_Challenge_
Leaving out the pictures, retype all the material exactly.

[START OF Information shown]

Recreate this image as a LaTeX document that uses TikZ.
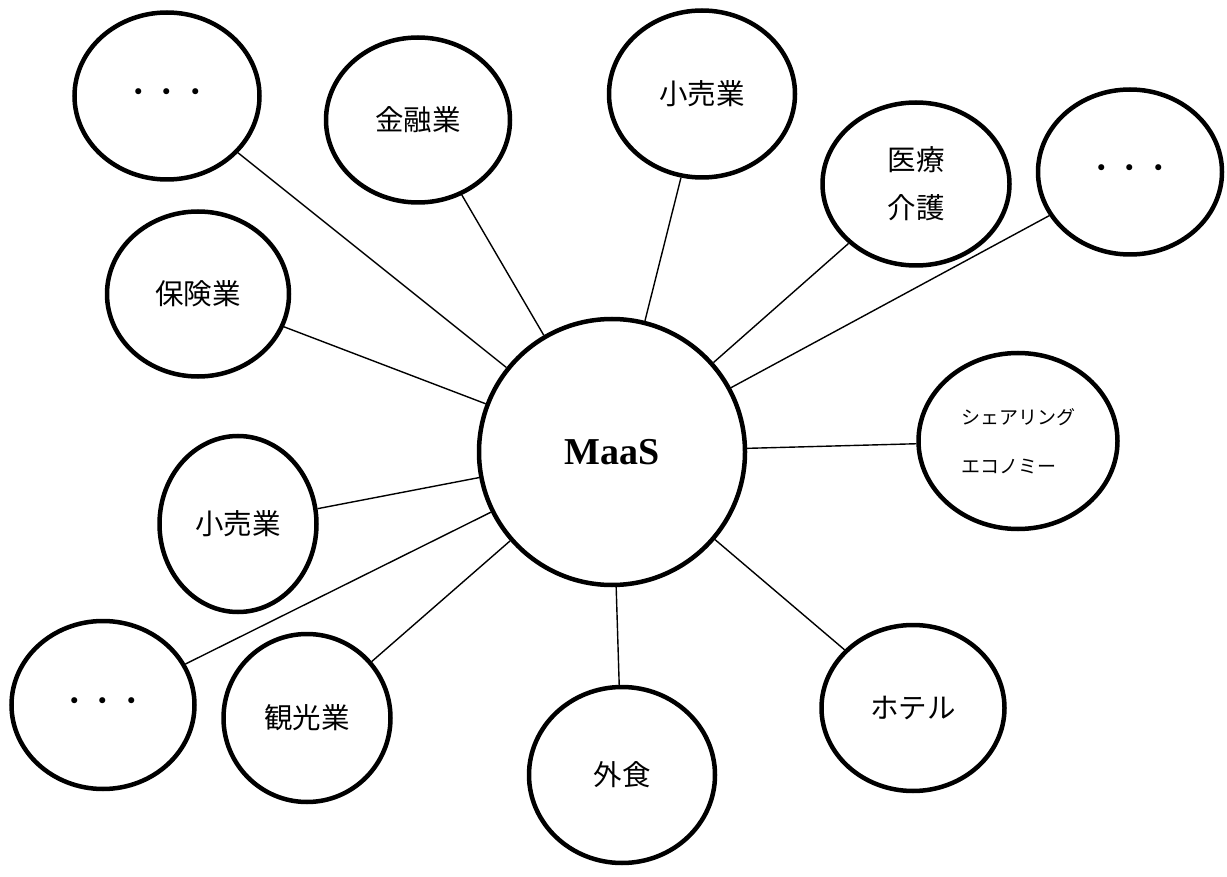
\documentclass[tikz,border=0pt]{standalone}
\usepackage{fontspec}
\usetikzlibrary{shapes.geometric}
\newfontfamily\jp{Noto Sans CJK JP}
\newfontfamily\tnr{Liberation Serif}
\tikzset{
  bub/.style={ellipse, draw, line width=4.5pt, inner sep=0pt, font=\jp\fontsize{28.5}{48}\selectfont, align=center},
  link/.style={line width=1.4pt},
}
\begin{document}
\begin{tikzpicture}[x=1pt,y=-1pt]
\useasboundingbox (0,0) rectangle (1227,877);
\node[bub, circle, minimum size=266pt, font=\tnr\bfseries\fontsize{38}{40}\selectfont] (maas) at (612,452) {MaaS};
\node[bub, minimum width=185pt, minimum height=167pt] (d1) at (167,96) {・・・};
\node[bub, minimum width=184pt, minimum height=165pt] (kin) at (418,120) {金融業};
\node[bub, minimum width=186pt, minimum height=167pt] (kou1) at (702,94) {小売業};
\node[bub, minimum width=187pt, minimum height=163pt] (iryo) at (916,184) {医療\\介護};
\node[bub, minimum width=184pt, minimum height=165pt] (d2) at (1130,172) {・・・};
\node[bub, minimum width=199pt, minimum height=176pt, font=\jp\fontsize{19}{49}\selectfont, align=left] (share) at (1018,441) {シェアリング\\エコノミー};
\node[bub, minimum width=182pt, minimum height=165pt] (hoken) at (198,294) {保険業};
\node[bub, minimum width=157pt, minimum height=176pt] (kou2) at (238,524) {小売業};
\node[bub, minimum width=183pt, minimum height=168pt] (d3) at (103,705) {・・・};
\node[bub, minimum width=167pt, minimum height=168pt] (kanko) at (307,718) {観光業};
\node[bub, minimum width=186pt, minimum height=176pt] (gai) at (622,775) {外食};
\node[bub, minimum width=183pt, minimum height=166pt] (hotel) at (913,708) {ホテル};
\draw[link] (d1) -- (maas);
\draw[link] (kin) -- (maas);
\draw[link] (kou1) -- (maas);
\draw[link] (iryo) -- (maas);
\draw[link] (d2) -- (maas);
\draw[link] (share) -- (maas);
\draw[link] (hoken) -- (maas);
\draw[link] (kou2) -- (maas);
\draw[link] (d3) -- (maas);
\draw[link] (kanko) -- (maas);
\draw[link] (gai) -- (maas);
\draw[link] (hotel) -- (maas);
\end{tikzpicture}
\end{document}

[END OF Information shown]

_Response_
Recreate this image as a LaTeX document that uses TikZ.
\documentclass[tikz,border=0pt]{standalone}
\usepackage{fontspec}
\usetikzlibrary{shapes.geometric}
\newfontfamily\jp{Noto Sans CJK JP}
\newfontfamily\tnr{Liberation Serif}
\tikzset{
  bub/.style={ellipse, draw, line width=4.5pt, inner sep=0pt, font=\jp\fontsize{28.5}{48}\selectfont, align=center},
  link/.style={line width=1.4pt},
}
\begin{document}
\begin{tikzpicture}[x=1pt,y=-1pt]
\useasboundingbox (0,0) rectangle (1227,877);
\node[bub, circle, minimum size=266pt, font=\tnr\bfseries\fontsize{38}{40}\selectfont] (maas) at (612,452) {MaaS};
\node[bub, minimum width=185pt, minimum height=167pt] (d1) at (167,96) {・・・};
\node[bub, minimum width=184pt, minimum height=165pt] (kin) at (418,120) {金融業};
\node[bub, minimum width=186pt, minimum height=167pt] (kou1) at (702,94) {小売業};
\node[bub, minimum width=187pt, minimum height=163pt] (iryo) at (916,184) {医療\\介護};
\node[bub, minimum width=184pt, minimum height=165pt] (d2) at (1130,172) {・・・};
\node[bub, minimum width=199pt, minimum height=176pt, font=\jp\fontsize{19}{49}\selectfont, align=left] (share) at (1018,441) {シェアリング\\エコノミー};
\node[bub, minimum width=182pt, minimum height=165pt] (hoken) at (198,294) {保険業};
\node[bub, minimum width=157pt, minimum height=176pt] (kou2) at (238,524) {小売業};
\node[bub, minimum width=183pt, minimum height=168pt] (d3) at (103,705) {・・・};
\node[bub, minimum width=167pt, minimum height=168pt] (kanko) at (307,718) {観光業};
\node[bub, minimum width=186pt, minimum height=176pt] (gai) at (622,775) {外食};
\node[bub, minimum width=183pt, minimum height=166pt] (hotel) at (913,708) {ホテル};
\draw[link] (d1) -- (maas);
\draw[link] (kin) -- (maas);
\draw[link] (kou1) -- (maas);
\draw[link] (iryo) -- (maas);
\draw[link] (d2) -- (maas);
\draw[link] (share) -- (maas);
\draw[link] (hoken) -- (maas);
\draw[link] (kou2) -- (maas);
\draw[link] (d3) -- (maas);
\draw[link] (kanko) -- (maas);
\draw[link] (gai) -- (maas);
\draw[link] (hotel) -- (maas);
\end{tikzpicture}
\end{document}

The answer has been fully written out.